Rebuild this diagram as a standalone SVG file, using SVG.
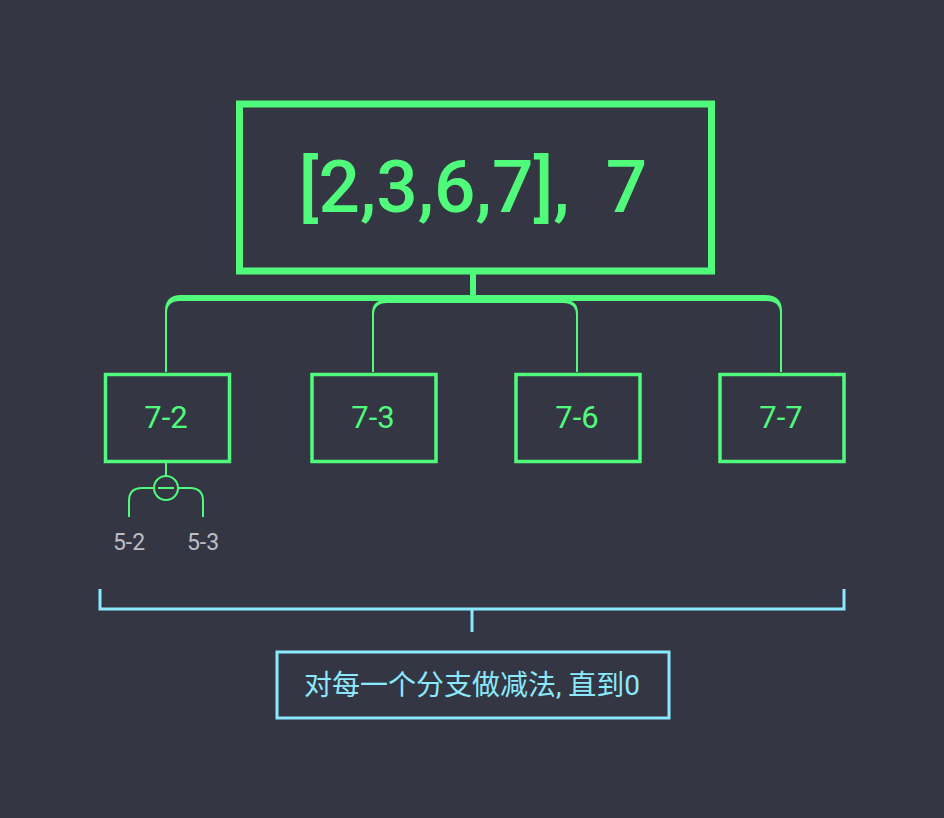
<svg xmlns="http://www.w3.org/2000/svg" width="944" height="818" viewBox="0 0 944 818">
<style>
.g{fill:none;stroke:#50FA7B}
.gf{fill:#50FA7B}
.c{fill:none;stroke:#8BE9FD;stroke-width:3}
.t{font-family:Roboto,"Noto Sans CJK SC",sans-serif;text-anchor:middle}
</style>
<rect width="944" height="818" fill="#343644"/>
<g id="connectors">
<line class="g" x1="473" y1="271" x2="473" y2="298" stroke-width="6"/>
<path class="gf" d="M165,372 V311 Q165,295 181,295 H765 Q782,295 782,311 V372 H780 V313 Q780,301 766,301 H180 Q167,301 167,313 V372 Z"/>
<path class="gf" d="M372,372 V313 Q372,300 386,300 H564 Q578,300 578,313 V372 H576 V315 Q576,303 563,303 H387 Q374,303 374,315 V372 Z"/>
<line class="g" x1="166" y1="462" x2="166" y2="476" stroke-width="2"/>
<path class="g" stroke-width="2" d="M154,488 H142 Q129,488 129,501 V517"/>
<path class="g" stroke-width="2" d="M178,488 H190 Q203,488 203,501 V517"/>
<path class="c" d="M100,589 V609 H844 V589"/>
<line class="c" x1="472" y1="609" x2="472" y2="632"/>
</g>
<g id="root">
<rect class="g" x="239.5" y="104" width="472" height="167" stroke-width="7"/>
<text class="t" x="473" y="212" font-size="73" font-weight="500" fill="#50FA7B" style="white-space:pre">[2,3,6,7],  7</text>
</g>
<g id="n72">
<rect class="g" x="105.5" y="374.5" width="124" height="87" stroke-width="3.5"/>
<text class="t" x="166" y="428" font-size="31" fill="#50FA7B">7-2</text>
</g>
<g id="n73">
<rect class="g" x="312" y="374.5" width="124" height="87" stroke-width="3.5"/>
<text class="t" x="373" y="428" font-size="31" fill="#50FA7B">7-3</text>
</g>
<g id="n76">
<rect class="g" x="516" y="374.5" width="124" height="87" stroke-width="3.5"/>
<text class="t" x="577" y="428" font-size="31" fill="#50FA7B">7-6</text>
</g>
<g id="n77">
<rect class="g" x="720" y="374.5" width="124" height="87" stroke-width="3.5"/>
<text class="t" x="781" y="428" font-size="31" fill="#50FA7B">7-7</text>
</g>
<g id="minus">
<circle class="g" cx="166" cy="488" r="12" stroke-width="2"/>
<line class="g" x1="158" y1="488" x2="174" y2="488" stroke-width="2"/>
</g>
<g id="n52">
<text class="t" x="129" y="550" font-size="23" fill="#BDBDC4">5-2</text>
</g>
<g id="n53">
<text class="t" x="203" y="550" font-size="23" fill="#BDBDC4">5-3</text>
</g>
<g id="note">
<rect class="c" x="277" y="652" width="392" height="66"/>
<text class="t" x="472" y="695" font-size="28" fill="#8BE9FD">对每一个分支做减法, 直到0</text>
</g>
</svg>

--- What you have to do ---
Quote the material exactly. Pictures stay out.

--- Result of the exercise ---
Rebuild this diagram as a standalone SVG file, using SVG.
<svg xmlns="http://www.w3.org/2000/svg" width="944" height="818" viewBox="0 0 944 818">
<style>
.g{fill:none;stroke:#50FA7B}
.gf{fill:#50FA7B}
.c{fill:none;stroke:#8BE9FD;stroke-width:3}
.t{font-family:Roboto,"Noto Sans CJK SC",sans-serif;text-anchor:middle}
</style>
<rect width="944" height="818" fill="#343644"/>
<g id="connectors">
<line class="g" x1="473" y1="271" x2="473" y2="298" stroke-width="6"/>
<path class="gf" d="M165,372 V311 Q165,295 181,295 H765 Q782,295 782,311 V372 H780 V313 Q780,301 766,301 H180 Q167,301 167,313 V372 Z"/>
<path class="gf" d="M372,372 V313 Q372,300 386,300 H564 Q578,300 578,313 V372 H576 V315 Q576,303 563,303 H387 Q374,303 374,315 V372 Z"/>
<line class="g" x1="166" y1="462" x2="166" y2="476" stroke-width="2"/>
<path class="g" stroke-width="2" d="M154,488 H142 Q129,488 129,501 V517"/>
<path class="g" stroke-width="2" d="M178,488 H190 Q203,488 203,501 V517"/>
<path class="c" d="M100,589 V609 H844 V589"/>
<line class="c" x1="472" y1="609" x2="472" y2="632"/>
</g>
<g id="root">
<rect class="g" x="239.5" y="104" width="472" height="167" stroke-width="7"/>
<text class="t" x="473" y="212" font-size="73" font-weight="500" fill="#50FA7B" style="white-space:pre">[2,3,6,7],  7</text>
</g>
<g id="n72">
<rect class="g" x="105.5" y="374.5" width="124" height="87" stroke-width="3.5"/>
<text class="t" x="166" y="428" font-size="31" fill="#50FA7B">7-2</text>
</g>
<g id="n73">
<rect class="g" x="312" y="374.5" width="124" height="87" stroke-width="3.5"/>
<text class="t" x="373" y="428" font-size="31" fill="#50FA7B">7-3</text>
</g>
<g id="n76">
<rect class="g" x="516" y="374.5" width="124" height="87" stroke-width="3.5"/>
<text class="t" x="577" y="428" font-size="31" fill="#50FA7B">7-6</text>
</g>
<g id="n77">
<rect class="g" x="720" y="374.5" width="124" height="87" stroke-width="3.5"/>
<text class="t" x="781" y="428" font-size="31" fill="#50FA7B">7-7</text>
</g>
<g id="minus">
<circle class="g" cx="166" cy="488" r="12" stroke-width="2"/>
<line class="g" x1="158" y1="488" x2="174" y2="488" stroke-width="2"/>
</g>
<g id="n52">
<text class="t" x="129" y="550" font-size="23" fill="#BDBDC4">5-2</text>
</g>
<g id="n53">
<text class="t" x="203" y="550" font-size="23" fill="#BDBDC4">5-3</text>
</g>
<g id="note">
<rect class="c" x="277" y="652" width="392" height="66"/>
<text class="t" x="472" y="695" font-size="28" fill="#8BE9FD">对每一个分支做减法, 直到0</text>
</g>
</svg>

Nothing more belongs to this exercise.